Di Indonesia, masalah agama bukan saja masuk ke wilayah pribadi, namun ini masalah yang sensistif. Seberapa jauh, berbagi pengetahuan tentang agama menjadi “ancaman” bagi kerja sama antarkeyakinan?
Saya lebih suka menjawab pertanyaan ini sampai acara kami di Semarang dan sampai saya bisa memahami lebih dalam mengenai konteks pertanyaan ini.
Dalam beberapa konflik keagamaan, namun konflik itu bukan hanya soal agama. Misalnya politik juga berperan di konflik Irlandia utara. Atau ekonomi dan sumber daya alam yang berperan dalam konflik di Nigeria dan Sudan. Menurut anda?
Tidak diragukan lagi, memang ada perpaduan dari factor-faktor yang rumit dalam konflik di Irlandia –yaitu ekonomi, politik, dan agama- demikian juga di Nigeria dan Sudan, termasuk Mesir.
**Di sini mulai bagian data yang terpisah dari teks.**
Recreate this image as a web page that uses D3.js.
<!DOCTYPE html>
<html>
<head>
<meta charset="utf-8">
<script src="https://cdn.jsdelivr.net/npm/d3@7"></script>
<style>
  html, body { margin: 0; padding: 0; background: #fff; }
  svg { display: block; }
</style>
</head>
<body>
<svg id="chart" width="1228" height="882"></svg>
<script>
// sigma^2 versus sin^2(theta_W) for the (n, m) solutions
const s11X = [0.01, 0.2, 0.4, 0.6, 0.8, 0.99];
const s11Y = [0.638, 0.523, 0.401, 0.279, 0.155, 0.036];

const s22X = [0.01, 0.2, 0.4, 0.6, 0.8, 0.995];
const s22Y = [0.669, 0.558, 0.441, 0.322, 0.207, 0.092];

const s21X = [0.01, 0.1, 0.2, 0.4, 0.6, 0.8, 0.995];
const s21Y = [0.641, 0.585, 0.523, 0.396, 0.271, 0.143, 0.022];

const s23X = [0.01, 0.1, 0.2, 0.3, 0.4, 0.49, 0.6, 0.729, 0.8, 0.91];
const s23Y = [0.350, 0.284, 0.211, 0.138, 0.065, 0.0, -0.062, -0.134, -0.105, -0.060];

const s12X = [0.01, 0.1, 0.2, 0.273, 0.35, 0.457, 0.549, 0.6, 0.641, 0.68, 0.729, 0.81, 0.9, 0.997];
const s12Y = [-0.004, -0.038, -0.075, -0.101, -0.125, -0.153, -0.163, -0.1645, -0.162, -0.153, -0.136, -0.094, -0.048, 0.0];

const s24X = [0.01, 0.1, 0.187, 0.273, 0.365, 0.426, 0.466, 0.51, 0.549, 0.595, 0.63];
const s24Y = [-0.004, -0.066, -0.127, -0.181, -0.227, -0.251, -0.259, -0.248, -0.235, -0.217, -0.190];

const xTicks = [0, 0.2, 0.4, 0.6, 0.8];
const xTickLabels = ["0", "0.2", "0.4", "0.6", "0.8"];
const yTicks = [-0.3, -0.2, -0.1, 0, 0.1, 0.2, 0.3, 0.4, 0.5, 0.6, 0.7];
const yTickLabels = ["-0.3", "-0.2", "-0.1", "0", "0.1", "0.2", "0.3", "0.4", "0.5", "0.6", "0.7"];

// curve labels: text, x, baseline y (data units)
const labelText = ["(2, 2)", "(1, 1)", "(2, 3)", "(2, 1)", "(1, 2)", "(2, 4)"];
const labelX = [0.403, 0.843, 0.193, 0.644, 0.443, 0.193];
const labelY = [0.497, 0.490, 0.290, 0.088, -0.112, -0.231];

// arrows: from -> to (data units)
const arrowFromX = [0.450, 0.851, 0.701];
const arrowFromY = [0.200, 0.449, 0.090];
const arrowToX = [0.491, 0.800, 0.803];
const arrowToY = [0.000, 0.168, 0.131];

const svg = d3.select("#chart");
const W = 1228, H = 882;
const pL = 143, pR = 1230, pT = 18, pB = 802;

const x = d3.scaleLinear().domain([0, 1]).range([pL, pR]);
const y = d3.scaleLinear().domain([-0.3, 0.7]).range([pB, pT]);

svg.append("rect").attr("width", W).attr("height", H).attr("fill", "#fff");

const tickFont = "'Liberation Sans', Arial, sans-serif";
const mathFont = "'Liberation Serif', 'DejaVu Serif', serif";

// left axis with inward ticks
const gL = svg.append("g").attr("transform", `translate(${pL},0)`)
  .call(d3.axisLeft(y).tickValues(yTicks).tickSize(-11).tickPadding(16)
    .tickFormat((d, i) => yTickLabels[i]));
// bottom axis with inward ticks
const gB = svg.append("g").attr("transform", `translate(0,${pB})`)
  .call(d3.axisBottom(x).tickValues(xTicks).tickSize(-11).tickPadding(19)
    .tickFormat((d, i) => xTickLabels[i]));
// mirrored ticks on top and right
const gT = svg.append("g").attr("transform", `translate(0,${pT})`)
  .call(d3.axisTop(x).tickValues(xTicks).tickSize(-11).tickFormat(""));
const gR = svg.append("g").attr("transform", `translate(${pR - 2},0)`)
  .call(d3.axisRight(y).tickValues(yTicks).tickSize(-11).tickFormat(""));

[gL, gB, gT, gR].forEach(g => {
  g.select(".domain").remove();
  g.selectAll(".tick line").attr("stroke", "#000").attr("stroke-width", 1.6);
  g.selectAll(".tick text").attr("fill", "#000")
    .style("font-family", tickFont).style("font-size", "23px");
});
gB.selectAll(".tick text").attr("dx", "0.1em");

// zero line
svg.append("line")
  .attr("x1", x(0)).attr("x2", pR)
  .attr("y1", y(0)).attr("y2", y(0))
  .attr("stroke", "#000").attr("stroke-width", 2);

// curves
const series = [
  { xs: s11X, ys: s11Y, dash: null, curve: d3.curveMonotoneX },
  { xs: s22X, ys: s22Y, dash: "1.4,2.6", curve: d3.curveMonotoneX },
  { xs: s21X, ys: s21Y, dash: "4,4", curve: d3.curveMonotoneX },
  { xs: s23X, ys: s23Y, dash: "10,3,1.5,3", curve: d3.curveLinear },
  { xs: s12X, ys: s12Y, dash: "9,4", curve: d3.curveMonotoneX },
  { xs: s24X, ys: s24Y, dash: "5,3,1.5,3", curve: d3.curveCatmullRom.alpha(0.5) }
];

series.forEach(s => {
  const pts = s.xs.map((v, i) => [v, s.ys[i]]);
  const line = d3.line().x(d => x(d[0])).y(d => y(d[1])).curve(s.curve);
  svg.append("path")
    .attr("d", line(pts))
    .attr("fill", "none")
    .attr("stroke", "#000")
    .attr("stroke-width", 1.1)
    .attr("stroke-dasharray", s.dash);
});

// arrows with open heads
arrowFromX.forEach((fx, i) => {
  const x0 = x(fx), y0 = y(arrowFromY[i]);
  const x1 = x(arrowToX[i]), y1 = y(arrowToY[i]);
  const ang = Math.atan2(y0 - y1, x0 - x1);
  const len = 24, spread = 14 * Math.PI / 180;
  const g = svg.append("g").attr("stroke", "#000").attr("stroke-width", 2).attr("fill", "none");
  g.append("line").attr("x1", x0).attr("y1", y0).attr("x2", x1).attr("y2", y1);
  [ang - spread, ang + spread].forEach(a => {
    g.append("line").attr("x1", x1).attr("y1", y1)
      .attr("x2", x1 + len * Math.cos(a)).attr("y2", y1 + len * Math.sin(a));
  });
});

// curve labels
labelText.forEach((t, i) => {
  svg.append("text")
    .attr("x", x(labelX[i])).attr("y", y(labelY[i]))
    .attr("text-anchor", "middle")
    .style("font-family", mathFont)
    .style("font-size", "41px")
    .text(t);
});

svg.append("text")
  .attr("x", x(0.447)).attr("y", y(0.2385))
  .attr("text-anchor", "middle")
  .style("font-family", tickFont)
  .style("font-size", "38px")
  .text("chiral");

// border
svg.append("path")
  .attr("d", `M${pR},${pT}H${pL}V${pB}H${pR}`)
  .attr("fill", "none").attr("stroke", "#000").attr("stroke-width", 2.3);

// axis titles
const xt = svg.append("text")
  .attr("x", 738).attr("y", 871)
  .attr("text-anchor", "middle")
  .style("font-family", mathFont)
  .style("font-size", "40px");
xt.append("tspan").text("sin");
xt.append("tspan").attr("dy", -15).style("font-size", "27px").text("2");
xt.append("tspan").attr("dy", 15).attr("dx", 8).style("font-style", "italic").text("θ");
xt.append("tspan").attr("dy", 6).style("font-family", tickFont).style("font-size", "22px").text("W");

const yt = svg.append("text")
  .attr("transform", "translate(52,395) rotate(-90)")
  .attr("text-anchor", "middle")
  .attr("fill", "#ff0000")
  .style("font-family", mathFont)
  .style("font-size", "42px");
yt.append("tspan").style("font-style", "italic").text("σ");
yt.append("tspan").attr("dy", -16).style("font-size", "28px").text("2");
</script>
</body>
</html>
Setiap langkah praktis yang bisa kita lakukan dengan dialog antarkeyakinan akan membantu untuk meringankan beban konflik.
Bagaimana pandangan Anda tentang Islam?
Perspektif saya, Islam adalah agama yang kaya dan merangkum semua aspek. Semua itu tercermin dalam sejarah dan budaya Timur tengah dan sekarang juga banyak di berbagai belahan dunia. Ketika saya mengunjungi Lembah Yordania dan Gunung Nebo, saya merasakan ada keterikatan dengan Perjanjian Lama dan Islam serta agama-agama lainnya yang diturunkan dari keturunan Nabi Ibrahim.
Doktor Surin Pitsuwan –mantananggota parlemen Thailand yang kemudian menjadi menteri luar negeri lalu sekarang Sekjen ASEAN- yang member saya gambaran lebih baik tentang memahami Islam yang sebelumnya asing bagi saya.
Lebih dari 25 tahun saya membangun pemahaman ini melalui inisiatif pribadi dan juga dalam tugas-tugas saya, khususnya dalam tugas sebagai Dutabesar Australia untuk Tahta Suci Vatikan. Termasuk di dalamnya memimpin para duta besar di Asia raya, yang sebagian besar adalah Muslim, misalnya Duta Besar Iran yang tak lian adalah seorang Mullah Syiah.
Apa harapan Anda akan peran Indonesia?
Saya berharap, Indonesia terus memberikan dorongan untuk berperan dalam aktivitas antarkeyakinan, terus membangun sejak RID pertama yang juga diselenggarkan bersama Indonesia di Indonesia pada 2004. Ratusan warga Australia memilih berlibur di Indonesia setiap tahunnya karena mereka menyukai keberagaman, kedamaian, kemajuan dan dinamika social masyarakatnya. Kami berharap Indonesia melanjutkan semua ini termasuk dalam peran memimpin sebagai penstabil di kawasan. Saya ingin tambahkan, saya bangga dengan kegiatan antarkeyakinan ini, namun jelas bahwa ada banyak hal lain yang bisa kita lakukan.